Information supplied
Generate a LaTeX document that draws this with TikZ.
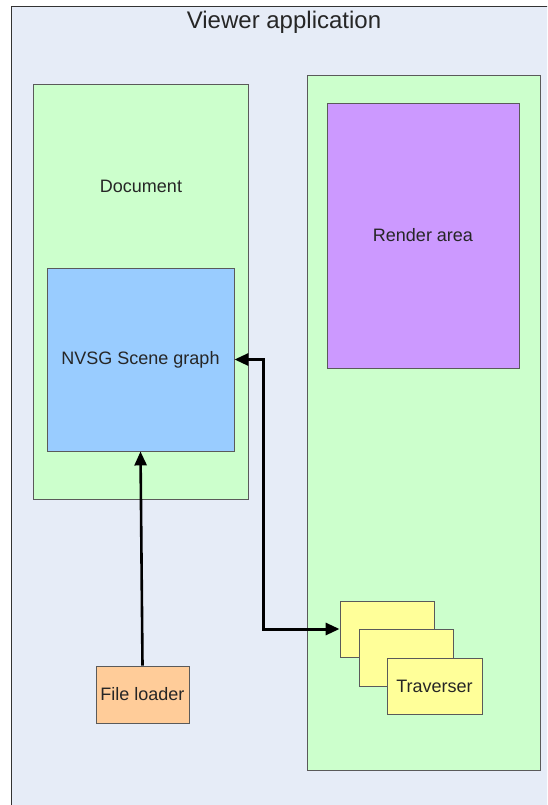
\documentclass[tikz,border=0pt]{standalone}
\usepackage{fontspec}
\setmainfont{Liberation Sans}
\usetikzlibrary{arrows.meta}
\definecolor{appbg}{HTML}{E6ECF7}
\definecolor{panelgreen}{HTML}{CCFFCC}
\definecolor{renderpurple}{HTML}{CC99FF}
\definecolor{graphblue}{HTML}{99CCFF}
\definecolor{loaderorange}{HTML}{FFCC99}
\definecolor{travyellow}{HTML}{FFFF99}
\definecolor{edgegray}{HTML}{5A5A5A}
\begin{document}
\begin{tikzpicture}[x=1pt,y=-1pt,
  box/.style={draw=edgegray, line width=0.9pt, inner sep=0pt,
    font=\fontsize{18}{20}\selectfont, text=black!85},
  label/.style={inner sep=0pt, font=\fontsize{18}{20}\selectfont, text=black!85},
  flow/.style={line width=2.6pt, -{Triangle[length=14pt,width=12pt]}},
  twoway/.style={line width=3pt, {Triangle[length=14pt,width=12pt]}-{Triangle[length=14pt,width=12pt]}}]
\useasboundingbox (0,0) rectangle (547,805);
\clip (0,0) rectangle (547,805);

% application frame
\path[fill=white] (0,0) rectangle (547,805);
\draw[fill=appbg, line width=1pt, draw=black!80] (11,7) rectangle (570,830);
\node[inner sep=0pt, font=\fontsize{24}{28}\selectfont, text=black!85] (title) at (284,22) {Viewer application};

% document side
\node[box, fill=panelgreen, minimum width=215pt, minimum height=415pt] (doc) at (140.5,291.5) {};
\node[label] (doclabel) at (141,186) {Document};
\node[box, fill=graphblue, minimum width=187pt, minimum height=183pt] (nvsg) at (140.5,359.5) {NVSG Scene graph};

% viewer side
\node[box, fill=panelgreen, minimum width=233pt, minimum height=695pt] (view) at (423.5,422.5) {};
\node[box, fill=renderpurple, minimum width=192pt, minimum height=265pt] (render) at (423,235.5) {Render area};

% stacked traversers
\node[box, fill=travyellow, minimum width=94pt, minimum height=56pt] (trav1) at (387,629) {};
\node[box, fill=travyellow, minimum width=94pt, minimum height=57pt] (trav2) at (406,657.5) {};
\node[box, fill=travyellow, minimum width=95pt, minimum height=56pt] (trav3) at (434.5,686) {Traverser};

% loader
\node[box, fill=loaderorange, minimum width=93pt, minimum height=57pt] (loader) at (142.5,694.5) {File loader};

% connectors
\coordinate (bendtop) at (263,359.5);
\coordinate (bendbot) at (263,629);
\draw[flow] (loader.north) -- (nvsg.south);
\draw[twoway] (nvsg.east) -- (bendtop) -- (bendbot) -- (trav1.west);
\end{tikzpicture}
\end{document}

Exercise prompt
Repeat the full listing above exactly, with no pictures in the copy.

Exercise result
Generate a LaTeX document that draws this with TikZ.
\documentclass[tikz,border=0pt]{standalone}
\usepackage{fontspec}
\setmainfont{Liberation Sans}
\usetikzlibrary{arrows.meta}
\definecolor{appbg}{HTML}{E6ECF7}
\definecolor{panelgreen}{HTML}{CCFFCC}
\definecolor{renderpurple}{HTML}{CC99FF}
\definecolor{graphblue}{HTML}{99CCFF}
\definecolor{loaderorange}{HTML}{FFCC99}
\definecolor{travyellow}{HTML}{FFFF99}
\definecolor{edgegray}{HTML}{5A5A5A}
\begin{document}
\begin{tikzpicture}[x=1pt,y=-1pt,
  box/.style={draw=edgegray, line width=0.9pt, inner sep=0pt,
    font=\fontsize{18}{20}\selectfont, text=black!85},
  label/.style={inner sep=0pt, font=\fontsize{18}{20}\selectfont, text=black!85},
  flow/.style={line width=2.6pt, -{Triangle[length=14pt,width=12pt]}},
  twoway/.style={line width=3pt, {Triangle[length=14pt,width=12pt]}-{Triangle[length=14pt,width=12pt]}}]
\useasboundingbox (0,0) rectangle (547,805);
\clip (0,0) rectangle (547,805);

% application frame
\path[fill=white] (0,0) rectangle (547,805);
\draw[fill=appbg, line width=1pt, draw=black!80] (11,7) rectangle (570,830);
\node[inner sep=0pt, font=\fontsize{24}{28}\selectfont, text=black!85] (title) at (284,22) {Viewer application};

% document side
\node[box, fill=panelgreen, minimum width=215pt, minimum height=415pt] (doc) at (140.5,291.5) {};
\node[label] (doclabel) at (141,186) {Document};
\node[box, fill=graphblue, minimum width=187pt, minimum height=183pt] (nvsg) at (140.5,359.5) {NVSG Scene graph};

% viewer side
\node[box, fill=panelgreen, minimum width=233pt, minimum height=695pt] (view) at (423.5,422.5) {};
\node[box, fill=renderpurple, minimum width=192pt, minimum height=265pt] (render) at (423,235.5) {Render area};

% stacked traversers
\node[box, fill=travyellow, minimum width=94pt, minimum height=56pt] (trav1) at (387,629) {};
\node[box, fill=travyellow, minimum width=94pt, minimum height=57pt] (trav2) at (406,657.5) {};
\node[box, fill=travyellow, minimum width=95pt, minimum height=56pt] (trav3) at (434.5,686) {Traverser};

% loader
\node[box, fill=loaderorange, minimum width=93pt, minimum height=57pt] (loader) at (142.5,694.5) {File loader};

% connectors
\coordinate (bendtop) at (263,359.5);
\coordinate (bendbot) at (263,629);
\draw[flow] (loader.north) -- (nvsg.south);
\draw[twoway] (nvsg.east) -- (bendtop) -- (bendbot) -- (trav1.west);
\end{tikzpicture}
\end{document}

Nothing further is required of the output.